What is needed:
Give back the full listing, character for character, with no pictures.

Provided material:
——————

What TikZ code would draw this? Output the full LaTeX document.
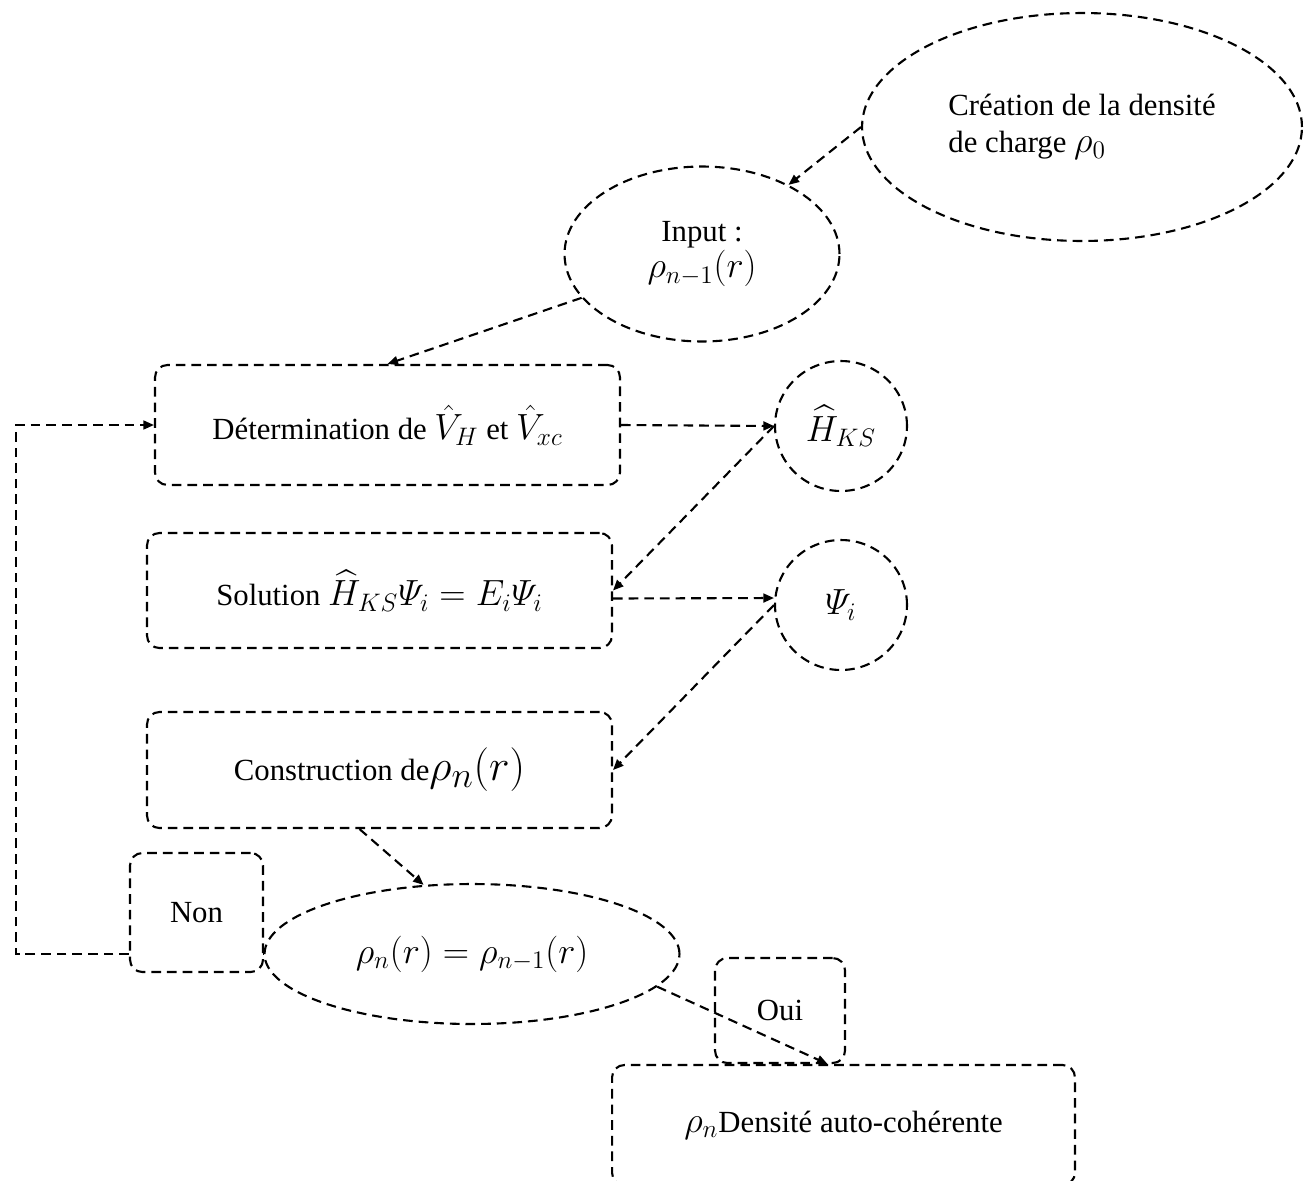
\documentclass[tikz,border=0pt]{standalone}
\usepackage{amsmath}
\usepackage{fontspec}
\setmainfont{Liberation Serif}
\DeclareMathSizes{17.5}{20.5}{15}{11}
\DeclareMathSizes{24}{28}{20}{14}
\usetikzlibrary{arrows.meta,shapes.geometric}

\begin{document}
\begin{tikzpicture}[
    x=0.02cm, y=-0.02cm,
    >={Triangle[length=6pt,width=5pt]},
    every node/.style={font=\fontsize{17.5}{21}\selectfont},
    trait/.style={line width=1.2pt, dash pattern=on 5.5pt off 3.4pt},
    bulle/.style={
        ellipse,
        trait,
        inner sep=0pt,
        align=center
    },
    boite/.style={
        rectangle,
        rounded corners=7pt,
        trait,
        inner sep=0pt,
        align=center
    },
    lien/.style={->, trait}
]
\useasboundingbox (0,0) rectangle (1307,1180);
\clip (0,0) rectangle (1307,1180);

% Initialisation
\node[bulle, draw, minimum width=8.8cm, minimum height=4.56cm, align=left] (creation) at (1082,127)
  {Création de la densité\\de charge $\rho_0$};
\node[bulle, draw, minimum width=5.5cm, minimum height=3.5cm] (input) at (702,254)
  {Input :\\$\rho_{n-1}(r)$};

% Cycle auto-cohérent
\node[boite, draw, minimum width=9.3cm, minimum height=2.4cm] (det) at (387.5,425)
  {Détermination de $\hat{V}_H$ et $\hat{V}_{xc}$};
\node[bulle, draw, minimum width=2.64cm, minimum height=2.6cm] (hks) at (841,426)
  {$\widehat{H}_{KS}$};
\node[boite, draw, minimum width=9.3cm, minimum height=2.3cm] (sol) at (379.5,590.5)
  {Solution $\widehat{H}_{KS}\varPsi_i = E_i\varPsi_i$};
\node[bulle, draw, minimum width=2.64cm, minimum height=2.6cm] (psi) at (841,605)
  {$\varPsi_i$};
\node[boite, draw, minimum width=9.3cm, minimum height=2.32cm] (cons) at (379.5,770)
  {Construction de{\fontsize{24}{28}\selectfont$\rho_n(r)$}};

% Test de convergence
\node[bulle, draw, minimum width=8.3cm, minimum height=2.8cm] (eq) at (472,954)
  {$\rho_n(r) = \rho_{n-1}(r)$};
\node[boite, draw, minimum width=2.66cm, minimum height=2.38cm] (non) at (196.5,912.5) {Non};
\node[boite, draw, minimum width=2.6cm, minimum height=2.1cm] (oui) at (780,1010.5) {Oui};
\node[boite, draw, minimum width=9.26cm, minimum height=2.4cm] (fin) at (843.5,1125)
  {$\rho_n$Densité auto-cohérente};

% Liaisons
\draw[lien] (creation.west) -- (input);
\draw[lien] (input.200) -- (det.north);
\draw[lien] (det.east) -- (hks.west);
\draw[lien] (hks.west) -- (sol.east);
\draw[lien] ([yshift=-0.16cm]sol.east) -- ([yshift=0.14cm]psi.west);
\draw[lien] (psi.west) -- (cons.east);
\draw[lien] ([xshift=-0.4cm]cons.south) -- (eq.125);

% Retour si non convergé
\draw[trait] (eq.west) -- (non.east |- eq.west);
\draw[lien] (non.west |- eq.west) -- ++(-113,0) |- (det.west);

% Sortie
\draw[lien] (eq.-10) -- ([xshift=-0.32cm]fin.north);

\end{tikzpicture}
\end{document}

——————

Exercise solution:
What TikZ code would draw this? Output the full LaTeX document.
\documentclass[tikz,border=0pt]{standalone}
\usepackage{amsmath}
\usepackage{fontspec}
\setmainfont{Liberation Serif}
\DeclareMathSizes{17.5}{20.5}{15}{11}
\DeclareMathSizes{24}{28}{20}{14}
\usetikzlibrary{arrows.meta,shapes.geometric}

\begin{document}
\begin{tikzpicture}[
    x=0.02cm, y=-0.02cm,
    >={Triangle[length=6pt,width=5pt]},
    every node/.style={font=\fontsize{17.5}{21}\selectfont},
    trait/.style={line width=1.2pt, dash pattern=on 5.5pt off 3.4pt},
    bulle/.style={
        ellipse,
        trait,
        inner sep=0pt,
        align=center
    },
    boite/.style={
        rectangle,
        rounded corners=7pt,
        trait,
        inner sep=0pt,
        align=center
    },
    lien/.style={->, trait}
]
\useasboundingbox (0,0) rectangle (1307,1180);
\clip (0,0) rectangle (1307,1180);

% Initialisation
\node[bulle, draw, minimum width=8.8cm, minimum height=4.56cm, align=left] (creation) at (1082,127)
  {Création de la densité\\de charge $\rho_0$};
\node[bulle, draw, minimum width=5.5cm, minimum height=3.5cm] (input) at (702,254)
  {Input :\\$\rho_{n-1}(r)$};

% Cycle auto-cohérent
\node[boite, draw, minimum width=9.3cm, minimum height=2.4cm] (det) at (387.5,425)
  {Détermination de $\hat{V}_H$ et $\hat{V}_{xc}$};
\node[bulle, draw, minimum width=2.64cm, minimum height=2.6cm] (hks) at (841,426)
  {$\widehat{H}_{KS}$};
\node[boite, draw, minimum width=9.3cm, minimum height=2.3cm] (sol) at (379.5,590.5)
  {Solution $\widehat{H}_{KS}\varPsi_i = E_i\varPsi_i$};
\node[bulle, draw, minimum width=2.64cm, minimum height=2.6cm] (psi) at (841,605)
  {$\varPsi_i$};
\node[boite, draw, minimum width=9.3cm, minimum height=2.32cm] (cons) at (379.5,770)
  {Construction de{\fontsize{24}{28}\selectfont$\rho_n(r)$}};

% Test de convergence
\node[bulle, draw, minimum width=8.3cm, minimum height=2.8cm] (eq) at (472,954)
  {$\rho_n(r) = \rho_{n-1}(r)$};
\node[boite, draw, minimum width=2.66cm, minimum height=2.38cm] (non) at (196.5,912.5) {Non};
\node[boite, draw, minimum width=2.6cm, minimum height=2.1cm] (oui) at (780,1010.5) {Oui};
\node[boite, draw, minimum width=9.26cm, minimum height=2.4cm] (fin) at (843.5,1125)
  {$\rho_n$Densité auto-cohérente};

% Liaisons
\draw[lien] (creation.west) -- (input);
\draw[lien] (input.200) -- (det.north);
\draw[lien] (det.east) -- (hks.west);
\draw[lien] (hks.west) -- (sol.east);
\draw[lien] ([yshift=-0.16cm]sol.east) -- ([yshift=0.14cm]psi.west);
\draw[lien] (psi.west) -- (cons.east);
\draw[lien] ([xshift=-0.4cm]cons.south) -- (eq.125);

% Retour si non convergé
\draw[trait] (eq.west) -- (non.east |- eq.west);
\draw[lien] (non.west |- eq.west) -- ++(-113,0) |- (det.west);

% Sortie
\draw[lien] (eq.-10) -- ([xshift=-0.32cm]fin.north);

\end{tikzpicture}
\end{document}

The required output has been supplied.